# Anyone know what this product is called



## THE BROTHER'S GRUNT (Oct 17, 2006)

*Whats up everyone. Well we are in the process of making a bigger grow room but are looking for a particular product but don't know the name of it. A member on here named GREENTEAMGROW had a journal a month or so ago and used this product on his walls. Here is a link to his journal. http://www.marijuanapassion.com/forum/showthread.php?t=3964 Does anyone know what the white plastic on his walls is called? Thanks everyone.  *


----------



## dream grower (Oct 17, 2006)

That my Friend is what reffered to as VISQUEEN not sure of spelling but thats how its pronounced. Used in buiklding rade (obviously). Usually comes in 100 ft rolls but there are other sizes.
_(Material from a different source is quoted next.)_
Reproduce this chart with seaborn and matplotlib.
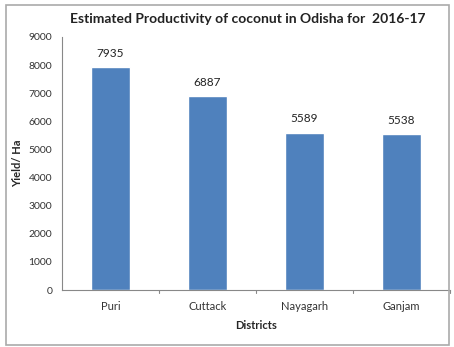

Any hardware type outlet


----------



## THE BROTHER'S GRUNT (Oct 17, 2006)

dream grower said:
			
		

> That my Friend is what reffered to as VISQUEEN not sure of spelling but thats how its pronounced. Used in buiklding rade (obviously). Usually comes in 100 ft rolls but there are other sizes. Any hardware type outlet


*Whats up dream grower. Thanks for the quick reply on this product. We are thinking about using it to cut a room in half. Not sure how good it would work though. Anyone have any thoughts on this? *


----------



## dream grower (Oct 17, 2006)

It will work perfectly for that. just a stapler or you can get fancy( sandwich between 2x4's). its really tough stuff. comes in other colors i believe. inc. black. Ive seen it used for walls, greenhses, make a frame ya got a door. on & on. Handy stuff


----------



## THE BROTHER'S GRUNT (Oct 17, 2006)

*That's cool dream grower. Now that we have that out of the way i can move on to the next step. Thanks again for the quick reply my friend.  *


----------



## dream grower (Oct 17, 2006)

I dont know if this help but I found this. http://pacnseal.com/plastic_sheeting.html


----------



## Capt. Zigzag (Oct 17, 2006)

It's called "Panda Film" _CLICK_




-


----------



## Biffdoggie (Oct 17, 2006)

Bingo Captain. Panda film won't let any light get through.


----------



## Mutt (Oct 17, 2006)

WOWEEEEE. 100 bucks a roll thats a buck a runnin foot.  
I might think about gettin some. but does it only come in 100' rolls? That stuff is expensive.


----------



## dream grower (Oct 17, 2006)

Naw, poly sheeting 10x100 black or clear even 6 mil is only like 40.00 aroll and thats 100ft


----------



## AREA 51 (Oct 17, 2006)

4 x 100 ft. 4 mil. black poly ace hardware 19.99


----------



## Capt. Zigzag (Oct 17, 2006)

Black poly will allow light to come in. Panda film is designed for this application. Thus the white interior. You can build a frame and use it for all your walls. You can put a poly type "glue on" zipper on it. And most grow shops will sell it by the foot.

-


----------



## Jamez (Oct 17, 2006)

You can get this from any farming supply shop. Farmers use it to cover silage. I use this and it is awesome, espicially if you use polystyrine as a insulater your room will stay at constant temps, it even stops mold from growing. It comes in all different widths also. When you buy it from a farming supply you can buy only as much as you need.


----------



## Biffdoggie (Oct 17, 2006)

The shops around here sell it by the foot. The polystyrene sheets work well on their own if you seal the cracks well also.


----------



## THE BROTHER'S GRUNT (Oct 18, 2006)

Capt. Zigzag said:
			
		

> It's called "Panda Film" _CLICK_
> 
> 
> 
> -


*Whats up Capt. ZigZag. That is what i was talking about. Thanks man for clearing it up for me. Gonna get some of it so we can seperate a room.   Once again thanks man. *


----------



## kyle244948 (Oct 18, 2006)

TBG... I found a little better price then hundred bucks a roll for that stuff. Check this out:
http://www.plantlightinghydroponics.com/product_info.php?products_id=1712


----------



## THE BROTHER'S GRUNT (Oct 18, 2006)

kyle244948 said:
			
		

> TBG... I found a little better price then hundred bucks a roll for that stuff. Check this out:
> http://www.plantlightinghydroponics.com/product_info.php?products_id=1712


 *Hey kyle244948 thanks for the link man. Price is almost $40 cheaper. Thanks again man.  *


----------



## kyle244948 (Oct 18, 2006)

No problem man. Good luck with your new setup!


----------



## Delloman (Nov 13, 2006)

cool bin looking for a good price on this stuff thanks


----------